“Lose your mind”
Carlo Caldara

“We live most of our dreams far more intensely than our existence when we are awake”.
Hermann Hesse

Dreams would be the expression of thoughts and feelings that we avoid in the daytime, which, however, emerge in our dream activity – albeit in disguise, as we continue to defend ourselves against them. In particular, dreams in psychoanalysis are the expression of our repressed desires.

Now, Carlo Caldara’s shaded and evanescent images actually made me think of the dream reality. Not so much of the dreams of the REM phase, however, as of the dreams we made when we are conscious, although with the mind free to travel through an imaginary projection. The artist’s latest works have indeed marked a true turning point in the evolution of his art and represent the completeness of his personal journey.

Carlo Caldara was able to switch from fgurativeness, where he represented the human being at the centre of his research, taking into consideration the inborn potential and limits peculiar of every man, to a more conceptual kind of art, involving an abandonment on the part of his mind, which leads him – and can lead the viewer too – to ask themselves questions about their own lives and on how they want to live their lives. At this stage, the artist puts words and imagination at the centre of his investigation. According to Martin Heidegger, «the essence of the image lies in “showing” something».

Caldara idealizes, through his awareness, the anxieties and fears that characterized his earlier works, thus moving on to conceptual aesthetics, although not lacking of poetics of its own.

Life is a trip (2015) is a work that represents life as a journey made of experiences and personal references.

In Lose your mind (2016), the work to which this exhibition owes its title – and that has not been a random choice for me – there is a surrender to his thoughts, which inevitably represent a deeper, more personal and, perhaps, also more shareable journey – a mental one, in this case. The artist represents common thoughts of a general kind: the reflections that inevitably arise from one’s own experiences and from the way one lived them.

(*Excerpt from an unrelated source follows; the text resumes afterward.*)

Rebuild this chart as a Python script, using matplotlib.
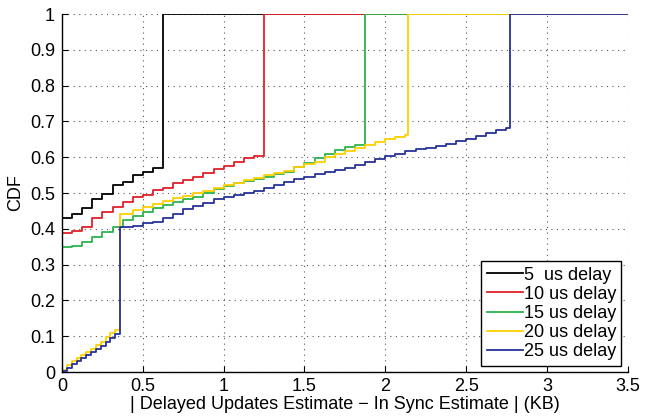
import numpy as np
import matplotlib
matplotlib.use("Agg")
import matplotlib.pyplot as plt

# step width of the quantised estimate error (KB)
BIN = 0.0625

labels = ["5  us delay", "10 us delay", "15 us delay", "20 us delay", "25 us delay"]
colors = ["#000000", "#e0202a", "#2bb34b", "#ffd000", "#26329a"]

# CDF values
cdf_5 = [0.430, 0.440, 0.457, 0.482, 0.496, 0.522, 0.530, 0.550, 0.559, 0.569]
cdf_10 = [0.387, 0.395, 0.406, 0.429, 0.448, 0.462, 0.476, 0.490, 0.494, 0.508,
          0.515, 0.527, 0.535, 0.546, 0.556, 0.566, 0.575, 0.587, 0.597, 0.604]
cdf_15 = [0.350, 0.352, 0.362, 0.378, 0.392, 0.405, 0.426, 0.437, 0.448, 0.458,
          0.466, 0.474, 0.482, 0.490, 0.499, 0.510, 0.520, 0.527, 0.534, 0.540,
          0.546, 0.552, 0.560, 0.572, 0.585, 0.597, 0.609, 0.620, 0.629, 0.634]

# 20 and 25 us: fine steps below 0.36 KB, then a jump, then coarse steps
low_x = [0.00, 0.03, 0.06, 0.09, 0.12, 0.15, 0.18, 0.21, 0.24, 0.27, 0.30, 0.33]
low_20 = [0.005, 0.020, 0.030, 0.040, 0.048, 0.056, 0.064, 0.075, 0.085, 0.097, 0.108, 0.117]
low_25 = [0.003, 0.012, 0.022, 0.030, 0.038, 0.047, 0.056, 0.065, 0.074, 0.085, 0.095, 0.105]
knee = 0.36
knee_20 = 0.440
knee_25 = 0.405
cdf_20 = [0.440, 0.452, 0.462, 0.470, 0.478, 0.485, 0.492, 0.499, 0.507, 0.515,
          0.522, 0.528, 0.535, 0.543, 0.550, 0.556, 0.562, 0.572, 0.580, 0.588,
          0.600, 0.610, 0.618, 0.625, 0.634, 0.643, 0.652, 0.657, 0.662]
cdf_25 = [0.405, 0.408, 0.415, 0.420, 0.430, 0.440, 0.455, 0.465, 0.473, 0.482,
          0.490, 0.494, 0.500, 0.506, 0.514, 0.522, 0.530, 0.538, 0.546, 0.552,
          0.558, 0.564, 0.571, 0.578, 0.586, 0.594, 0.602, 0.610, 0.616, 0.622,
          0.627, 0.632, 0.638, 0.645, 0.652, 0.660, 0.668, 0.675, 0.681]

# where each curve jumps to 1
jumps = [0.625, 1.25, 1.875, 2.14, 2.77]
XMAX = 3.5


def build(xs, ys, jump):
    x = [0.0] + list(xs) + [jump, XMAX]
    y = [0.0] + list(ys) + [1.0, 1.0]
    return x, y


series = []
for vals, j in zip([cdf_5, cdf_10, cdf_15], jumps[:3]):
    series.append(build(np.arange(len(vals)) * BIN, vals, j))
for low, k, vals, j in [(low_20, knee_20, cdf_20, jumps[3]), (low_25, knee_25, cdf_25, jumps[4])]:
    xs = low_x + [knee] + list(0.375 + np.arange(len(vals)) * BIN)
    ys = low + [k] + vals
    series.append(build(xs, ys, j))

plt.rcParams["font.family"] = ["Liberation Sans", "DejaVu Sans"]
fig = plt.figure(figsize=(6.54, 4.18), dpi=100)
ax = fig.add_axes([0.0948, 0.110, 0.865, 0.8565])

for (x, y), c, lab in zip(series, colors, labels):
    ax.step(x, y, where="post", color=c, lw=1.3, label=lab)

ax.set_xlim(0, XMAX)
ax.set_ylim(0, 1)
ax.set_xticks(np.arange(0, 3.51, 0.5))
ax.set_xticklabels(["0", "0.5", "1", "1.5", "2", "2.5", "3", "3.5"])
ax.set_yticks(np.arange(0, 1.01, 0.1))
ax.set_yticklabels(["0"] + [f"{v:.1f}" for v in np.arange(0.1, 0.95, 0.1)] + ["1"])
ax.tick_params(direction="in", length=4, labelsize=13)
ax.tick_params(axis="x", pad=4)
ax.tick_params(axis="y", pad=5)
ax.grid(True, linestyle=(0, (1, 4)), color="#555555", lw=0.8)
ax.spines["top"].set_visible(False)
ax.spines["right"].set_visible(False)
ax.spines["left"].set_linewidth(1.0)
ax.spines["bottom"].set_linewidth(1.0)

ax.set_xlabel("| Delayed Updates Estimate \u2212 In Sync Estimate | (KB)", fontsize=13, labelpad=1)
ax.set_ylabel("CDF", fontsize=13, labelpad=4)

leg = ax.legend(loc="lower right", fontsize=13, handlelength=2.0, handletextpad=0.05,
                borderpad=0.3, labelspacing=0.12, borderaxespad=0.35, fancybox=False)
leg.get_frame().set_edgecolor("black")
leg.get_frame().set_linewidth(1.0)
leg.get_frame().set_alpha(1.0)

fig.savefig("out.png", dpi=100)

In this creative cycle, Caldara was able to reach the mental projection that serves as a background to his works, in which he inserted indicative inscriptions with messages that are important to him. Through these words, you can reflect yourself and read the real thoughts, the deepest ones, which highlight the very soul of the artist. Yes, he is a human being, but this time no longer made of flesh and blood.

He is a human being who is not afraid of standing in front of a mirror and share with the public what he thinks and what he feels.

Finally, he has extended the message to all those who, like him, sometimes feel the need and urge to abandon their mind to give way to the freedom of their being.

To what extent can our thoughts and uneasiness be of a common nature? And what do they depend on?

It is no coincidence that Carlo Caldara also focuses his attention on the use of drugs with an image of Paroxetine and Depamag, which are both used for diseases and disorders in our society and, however, can also provide us with help and support to improve and “light” our depths. Surrendering to your mind also means letting yourself go and changing the order of thoughts, casting your mind towards your future and expectations of life with less anxieties and fears; freeing yourself from what you have inside, getting rid of any superstructures, so as to become not only the man standing in front of himself, but also the man who lives in the world to such an extent that, in addition to making a personal and individual analysis of the latter, can also provide a cross-section of our own contemporary society and show how strongly the uneasiness we go through affects our lives.

Therefore, his production with mirrored background really becomes a mirror for both the artist and the viewer. Carlo Caldara lays himself bare through his sentences and concepts of life and on how he lives – or would like to live – his life: his innermost expression is represented by sentences and emblematic images that have been accompanying his life path, literally “cut” on aluminium with a Plexiglas bottom to reflect his works.

In this exhibition, the artist conveys a sense of awareness of his personal identity and of the world we live in, seen through his eyes.